At Jefferies’ suggestion, the ANeSU school boards this month tweaked their budgets for 2011-2012 school year. The most notable changes for each school budget are:
• For Mount Abe, the amount allocated to address the deficit in the FY12 budget increased from $111,363 to $124,893, which accounts for 0.9 percent of the total $13,280,147 FY12 spending. Jeffries indicated that this move will increase the present tax rate by one-fifth of a penny.
• The spending line in Lincoln’s FY12 budget for addressing the deficit grew from $73,765 to $94,655, which accounts for 5.5 percent of the total $1,733,545 FY12 spending. According to Jeffries’ numbers, the change will increase the tax rate by an estimated one cent.
• For Robinson, the amount allocated to address the deficit in the FY12 budget increased from $36,000 to $63,000, which accounts for 2.7 percent of the total $2,296,679 spending. The tax rate will increase an estimated one cent. An additional $28,425 in spending to reduce the deficit will be factored into the FY13 budget, Jeffries said.
• For Monkton Central, the amount allocated to address the deficit in the FY12 budget increased from zero to $24,000. The deficit line accounts for 1 percent of the total $2,328,997 FY12 spending and tax rates will rise an estimated one cent. Additionally, residents on Town Meeting Day 2012 will be asked to fund a three-year loan to pay off the remaining $133,698 in deficit that is expected to have accrued.
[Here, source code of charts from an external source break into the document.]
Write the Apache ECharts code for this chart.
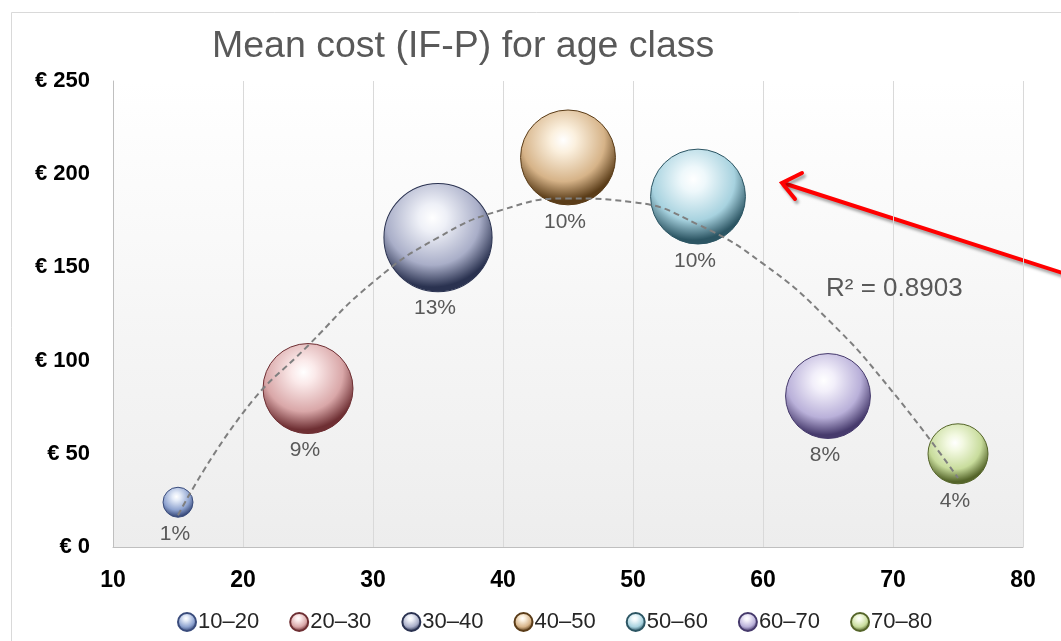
<!DOCTYPE html>
<html>
<head>
<meta charset="utf-8">
<script src="https://cdn.jsdelivr.net/npm/echarts@6/dist/echarts.min.js"></script>
<style>
  html, body { margin: 0; padding: 0; background: #ffffff; }
  #chart { width: 1061px; height: 641px; }
</style>
</head>
<body>
<div id="chart"></div>
<script>
// Age classes, bubble positions (class mid-age, mean cost in €) and share of patients (%)
const ageClasses = ['10–20', '20–30', '30–40', '40–50', '50–60', '60–70', '70–80'];
const ageMid = [15, 25, 35, 45, 55, 65, 75];
const meanCost = [24, 85, 166, 209, 188, 81, 50];
const sharePct = [1, 9, 13, 10, 10, 8, 4];

// Polynomial trend line (dashed), sampled along the age axis
const trendAge = [15, 20, 25, 30, 35, 40, 45, 50, 55, 60, 65, 70, 75];
const trendCost = [17, 72, 108, 142, 166, 181, 187, 185, 173, 152, 122, 83, 37];

const yTicks = [0, 50, 100, 150, 200, 250];
const xTicks = [10, 20, 30, 40, 50, 60, 70, 80];
const r2Text = 'R² = 0.8903';
const titleText = 'Mean cost (IF-P) for age class';

// Sphere shading per class: [highlight, base, rim]
const palette = [
  ['#e4ebf8', '#8ea3d0', '#3a4c7c'],
  ['#fbeaea', '#d9a7a8', '#6e2f33'],
  ['#eef0f7', '#a9aec8', '#2a3250'],
  ['#fbf0de', '#d6b388', '#5a3c18'],
  ['#eef8fb', '#a7d2df', '#2c5563'],
  ['#f2effa', '#b9b0d9', '#463a6c'],
  ['#f3f9e2', '#c8dc9c', '#55652a']
];

const FONT = '"Liberation Sans", Arial, sans-serif';

function sphere(c) {
  return {
    type: 'radial', x: 0.45, y: 0.32, r: 0.72,
    colorStops: [
      { offset: 0, color: '#ffffff' },
      { offset: 0.18, color: c[0] },
      { offset: 0.6, color: c[1] },
      { offset: 0.88, color: c[2] },
      { offset: 1, color: c[2] }
    ]
  };
}

const bubbleSeries = ageClasses.map((name, i) => ({
  name: name,
  type: 'scatter',
  z: 2,
  data: [[ageMid[i], meanCost[i], sharePct[i]]],
  symbolSize: d => 30 * Math.sqrt(d[2]),
  itemStyle: { color: sphere(palette[i]), borderColor: palette[i][2], borderWidth: 1, opacity: 1 },
  label: {
    show: true, position: 'bottom', distance: 6, offset: [-3, 0],
    formatter: p => p.value[2] + '%',
    color: '#595959', fontSize: 21, fontFamily: FONT
  },
  emphasis: { disabled: true }
}));

const trendSeries = {
  name: 'trend',
  type: 'line',
  z: 5,
  data: trendAge.map((a, i) => [a, trendCost[i]]),
  smooth: 0.5,
  symbol: 'none',
  lineStyle: { color: '#7f7f7f', width: 2, type: [6, 4] },
  silent: true
};

const chart = echarts.init(document.getElementById('chart'), null, { renderer: 'canvas' });

chart.setOption({
  backgroundColor: '#ffffff',
  animation: false,
  title: {
    text: titleText,
    left: 207, top: 23,
    textStyle: { color: '#595959', fontSize: 37.5, fontWeight: 'normal', fontFamily: FONT }
  },
  legend: {
    data: ageClasses,
    left: 172, top: 606,
    itemWidth: 18, itemHeight: 18, itemGap: 30,
    icon: 'circle',
    textStyle: { color: '#262626', fontSize: 22, fontFamily: FONT, padding: [0, 0, 0, -3] }
  },
  grid: { left: 113, right: 38, top: 81, bottom: 94 },
  xAxis: {
    type: 'value', min: xTicks[0], max: xTicks[xTicks.length - 1], interval: 10,
    axisLine: { show: true, lineStyle: { color: '#bfbfbf', width: 1 } },
    axisTick: { show: false },
    splitLine: { show: true, lineStyle: { color: '#d9d9d9', width: 1 } },
    axisLabel: { color: '#000000', fontSize: 23, fontWeight: 'bold', fontFamily: FONT, margin: 22 }
  },
  yAxis: {
    type: 'value', min: yTicks[0], max: yTicks[yTicks.length - 1], interval: 50,
    axisLine: { show: true, lineStyle: { color: '#bfbfbf', width: 1 } },
    axisTick: { show: false },
    splitLine: { show: false },
    axisLabel: {
      color: '#000000', fontSize: 22, fontWeight: 'bold', fontFamily: FONT, margin: 23,
      formatter: v => '€ ' + v
    }
  },
  graphic: [
    // chart frame
    { type: 'rect', z: -10, silent: true,
      shape: { x: 11.5, y: 12.5, width: 1100, height: 700 },
      style: { fill: '#ffffff', stroke: '#d9d9d9', lineWidth: 1 } },
    // plot area shading
    { type: 'rect', z: -9, silent: true,
      shape: { x: 113, y: 81, width: 910, height: 466 },
      style: { fill: { type: 'linear', x: 0, y: 0, x2: 0, y2: 1,
        colorStops: [{ offset: 0, color: '#ffffff' }, { offset: 1, color: '#ededed' }] } } },
    // R² annotation
    { type: 'text', z: 10, left: 826, top: 276, silent: true,
      style: { text: r2Text, fill: '#595959', fontSize: 26, fontFamily: FONT } },
    // red pointer arrow
    { type: 'group', z: 20, silent: true, children: [
      { type: 'line', shape: { x1: 1075, y1: 277, x2: 783, y2: 183 },
        style: { stroke: '#ff0000', lineWidth: 4, lineCap: 'round',
          shadowColor: 'rgba(0,0,0,0.35)', shadowBlur: 3, shadowOffsetX: 2, shadowOffsetY: 3 } },
      { type: 'polyline', shape: { points: [[802, 173], [782, 183], [795, 199]] },
        style: { stroke: '#ff0000', fill: 'none', lineWidth: 4, lineCap: 'round', lineJoin: 'miter',
          shadowColor: 'rgba(0,0,0,0.35)', shadowBlur: 3, shadowOffsetX: 2, shadowOffsetY: 3 } }
    ] }
  ],
  series: bubbleSeries.concat([trendSeries])
});
</script>
</body>
</html>
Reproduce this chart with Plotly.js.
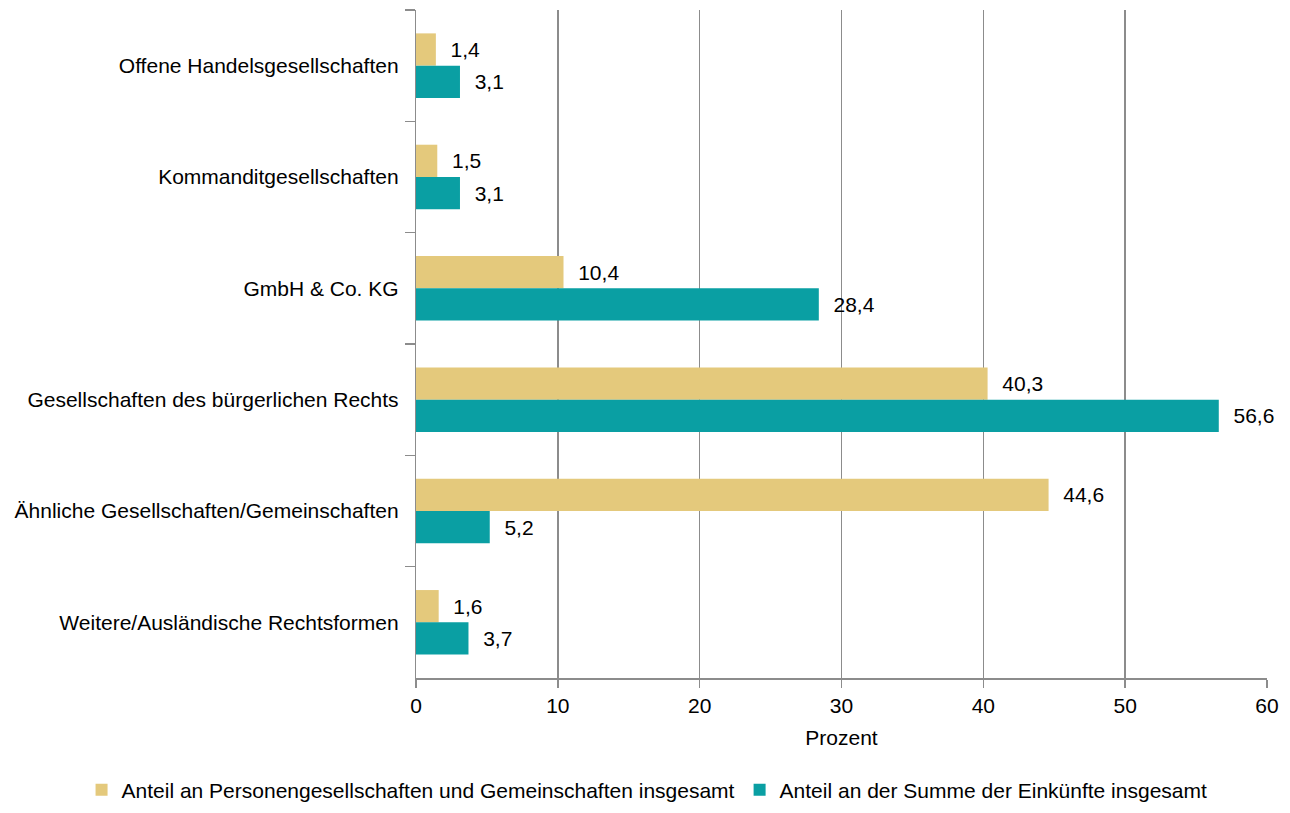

• The Bristol Elementary budget will remain the same, allocating $44,294 in spending to address the deficit, which accounts for 1 percent of the total $4,369,147 FY12 budget. Tax rates will not rise, and at the end of FY12 the Bristol deficit is projected to be zero due to aid from the Education Jobs Fund.
• For Beeman, the amount allocated to address the deficit in the FY12 budget increased from $26,451 to $29,209, which accounts for 1.7 percent of the total $1,714,013 FY12 budget. The rise in taxes is predicted to be negligible.
When will the increase in these tax rates be felt?
“It’ll be in your next bill,” said Jefferies.
ANeSU is required by law to submit its yearly expenditures to an external auditor. According to Howard and Jefferies the results of those audits would ideally be returned well before Town Meeting Day so the school budget presented to residents is calculated using approved numbers rather than estimates. This year, Howard said, audits came in two months after Town Meeting Day because they went out two months later than planned.
“We originally planned to turn in the materials in August,” she said. But since previous business manager Gregg Burdick and other staff were on medical leave for parts of last summer, those numbers were not submitted until October.
To prevent tardiness in the future, Howard said that ANeSU is requiring schools to submit their expenditures two-to-four weeks in advance of the previous August deadline. Also, new software will be incorporated into the budgeting process, such as an asset tracker, a budgeting module and a report-writing program.
To decrease spending in the future, administrators are working on expense sharing programs and there is talk that they might centralize management to consolidate financial responsibilities, like the supervisory union did with the Food Service Cooperative to keep better track of food spending.
A new business manager has been hired. Edward Gomeau is due to start at the beginning of July (See related story).
Howard said Jeffries has helped improve administrative matters greatly.
“Susan knows the system and has been able to help prioritize targets and identify areas to improve upon,” said Howard.
“I have no issues with our team at all,” Smith added. “We’ve got really good staff.”